Why Meditation Can Feel Like Spinning in Place and How Energy Intervention Helps

3/17/2026

Why Meditation Can Feel Like Spinning in Place and How Energy Intervention Helps

Meditation is powerful, but many beginners quietly feel disappointed by it. They sit down, close their eyes, and wait for peace. Instead, they meet planning, memory, tension, and a mind that seems louder than before. This does not mean meditation failed. It means awareness has finally become still enough to hear the noise.

Sometimes meditation feels like spinning in place because the practice is too passive for your current state. If your body is carrying stress, your attention may need a stronger entry point than silence. This is where energy intervention can be useful.

Energy intervention does not have to mean something dramatic. In a self-practice context, it means adding an intentional cue that changes the state before or during meditation. Breath is an intervention. Slow movement is an intervention. Lighting a candle is an intervention. Putting on a bracelet chosen for calm is an intervention. The point is to create a threshold that tells your body, “We are entering a different mode now.”

A simple sequence can work better than forcing stillness. First, move for one minute. Roll your shoulders, open your hands, and let the jaw relax. Second, breathe with a longer exhale for five rounds. Third, touch your ritual object and name one intention. Fourth, sit for three minutes. The meditation begins after the body has been invited to participate.

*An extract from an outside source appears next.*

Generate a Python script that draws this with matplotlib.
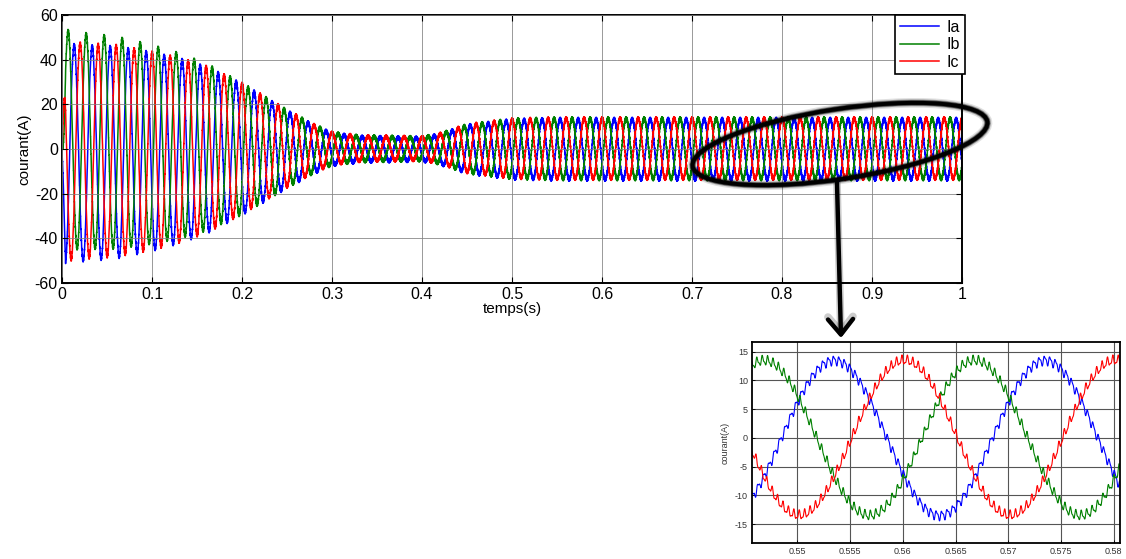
import numpy as np
import matplotlib
matplotlib.use("Agg")
import matplotlib.pyplot as plt
from matplotlib.patches import Ellipse, FancyArrowPatch

plt.rcParams['font.family'] = ['Liberation Sans Narrow', 'Liberation Sans', 'DejaVu Sans']
plt.rcParams['axes.unicode_minus'] = False

# ---------------- data ----------------
series_names = ["Ia", "Ib", "Ic"]
series_colors = ["#0000FF", "#008000", "#FF0000"]
freq_hz = 50.0
# time of the rising zero crossing of Ia (s), and phase lag of each series (fraction of period)
ia_zero_cross = 0.0085
phase_lag = [0.0, 2.0 / 3.0, 1.0 / 3.0]

# amplitude envelope of the fundamental (A)
env_t = [0.0, 0.004, 0.02, 0.06, 0.10, 0.13, 0.16, 0.20, 0.25, 0.28, 0.30, 0.33,
         0.40, 0.42, 0.45, 0.50, 0.55, 0.60, 1.00]
env_a = [0.0, 49.0, 48.0, 47.0, 44.0, 41.0, 37.0, 29.0, 17.0, 10.5, 7.0, 5.5,
         5.0, 6.5, 10.5, 13.0, 13.5, 13.5, 13.5]

# DC offsets during start-up (A), per series
off_t = [0.0, 0.10, 0.20]
off_a = {"Ia": [-2.0, -1.0, 0.0], "Ib": [4.0, 2.0, 0.0], "Ic": [-1.0, -1.0, 0.0]}

# switching ripple
ripple_amp = [0.7, 0.3]
ripple_hz = [1950.0, 3900.0]

main_xticks = [0, 0.1, 0.2, 0.3, 0.4, 0.5, 0.6, 0.7, 0.8, 0.9, 1.0]
main_xticklabels = ["0", "0.1", "0.2", "0.3", "0.4", "0.5", "0.6", "0.7", "0.8", "0.9", "1"]
main_yticks = [-60, -40, -20, 0, 20, 40, 60]
inset_xticks = [0.55, 0.555, 0.56, 0.565, 0.57, 0.575, 0.58]
inset_xticklabels = ["0.55", "0.555", "0.56", "0.565", "0.57", "0.575", "0.58"]
inset_yticks = [-15, -10, -5, 0, 5, 10, 15]

# ---------------- build waveforms ----------------
t = np.arange(0, 1.0 + 1e-9, 1.0 / 40000.0)
env = np.interp(t, env_t, env_a)
waves = {}
for k, name in enumerate(series_names):
    ph = 2 * np.pi * freq_hz * (t - ia_zero_cross) - 2 * np.pi * phase_lag[k]
    rip = sum(a * np.sin(2 * np.pi * f * t + 1.3 * k + 0.7 * j)
              for j, (a, f) in enumerate(zip(ripple_amp, ripple_hz)))
    rip = rip * np.minimum(1.0, env / 5.0 + 0.3)
    waves[name] = env * np.sin(ph) + np.interp(t, off_t, off_a[name]) + rip

# ---------------- figure ----------------
W, H = 1126, 559
fig = plt.figure(figsize=(W / 100, H / 100), dpi=100)

def ax_rect(x0, y0, x1, y1):
    return [x0 / W, 1 - y1 / H, (x1 - x0) / W, (y1 - y0) / H]

ax = fig.add_axes(ax_rect(62, 15, 962, 283))
for name, c in zip(series_names, series_colors):
    ax.plot(t, waves[name], color=c, lw=1.1, label=name)
ax.set_xlim(0, 1)
ax.set_ylim(-60, 60)
ax.set_xticks(main_xticks)
ax.set_xticklabels(main_xticklabels)
ax.set_yticks(main_yticks)
ax.tick_params(direction='in', top=True, right=True, labelsize=11.5, length=4, width=0.8, pad=3)
ax.grid(True, color='#808080', lw=0.7, alpha=0.8)
ax.set_axisbelow(False)
for s in ax.spines.values():
    s.set_linewidth(1.4)
ax.set_xlabel("temps(s)", fontsize=11, labelpad=0)
ax.set_ylabel("courant(A)", fontsize=11, labelpad=2)
leg = ax.legend(loc='upper right', fontsize=11.5, frameon=True, fancybox=False,
                edgecolor='black', framealpha=1, borderaxespad=0, handlelength=2.4,
                labelspacing=0.15, borderpad=0.3, handletextpad=0.5,
                bbox_to_anchor=(1.003, 1.0))
leg.get_frame().set_linewidth(1.2)

# inset
axi = fig.add_axes(ax_rect(752, 342, 1120, 543))
m = (t >= 0.5455) & (t <= 0.5808)
for name, c in zip(series_names, series_colors):
    axi.plot(t[m], waves[name][m], color=c, lw=0.8)
axi.set_xlim(0.5457, 0.5806)
axi.set_ylim(-18.3, 16.7)
axi.set_xticks(inset_xticks)
axi.set_xticklabels(inset_xticklabels)
axi.set_yticks(inset_yticks)
axi.tick_params(direction='in', labelsize=6.5, length=2, width=0.6, pad=3, labelcolor='#333333')
axi.grid(True, color='#555555', lw=0.8)
for s in axi.spines.values():
    s.set_linewidth(1.3)
axi.set_ylabel("courant(A)", fontsize=6.5, color='#333333', labelpad=4)

# overlay: ellipse and arrow (pixel coordinates)
ov = fig.add_axes([0, 0, 1, 1])
ov.set_xlim(0, W)
ov.set_ylim(H, 0)
ov.axis('off')
ov.patch.set_alpha(0)
for lw, al in [(7, 0.12), (5, 0.3), (3.8, 0.6), (2.8, 1.0)]:
    ov.add_patch(Ellipse((840, 144), 298, 70, angle=-8.6, fill=False,
                         edgecolor='black', lw=lw, alpha=al))
for lw, al in [(5.5, 0.2), (3.2, 1.0)]:
    ov.add_patch(FancyArrowPatch((837, 183), (841, 338),
                                 arrowstyle='->,head_length=0.55,head_width=0.45',
                                 mutation_scale=20, color='black', lw=lw, alpha=al,
                                 shrinkA=0, shrinkB=0))

fig.savefig("out.png", dpi=100)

This matters for manifestation because intention without state change can remain abstract. You may repeat a beautiful sentence while your body still feels guarded, rushed, or doubtful. Energy intervention helps the sentence land. It gives the intention a sensory anchor.

The Quiet Mind Bracelet can be used this way for evening practice. Hold the beads before sitting down. Let the lavender and moonlit palette symbolize a slower frequency. Name your intention in plain language: “I am practicing quiet attention,” or “I can end the day without carrying everything forward.”

None of this guarantees an instant mystical experience. The goal is consistency. A small embodied ritual repeated daily trains the mind to enter the practice faster. Over time, your bracelet, breath, and posture become a familiar doorway.

If meditation has felt like spinning in place, do not quit. Add a cue. Give your nervous system a beginning. Then let silence do its work.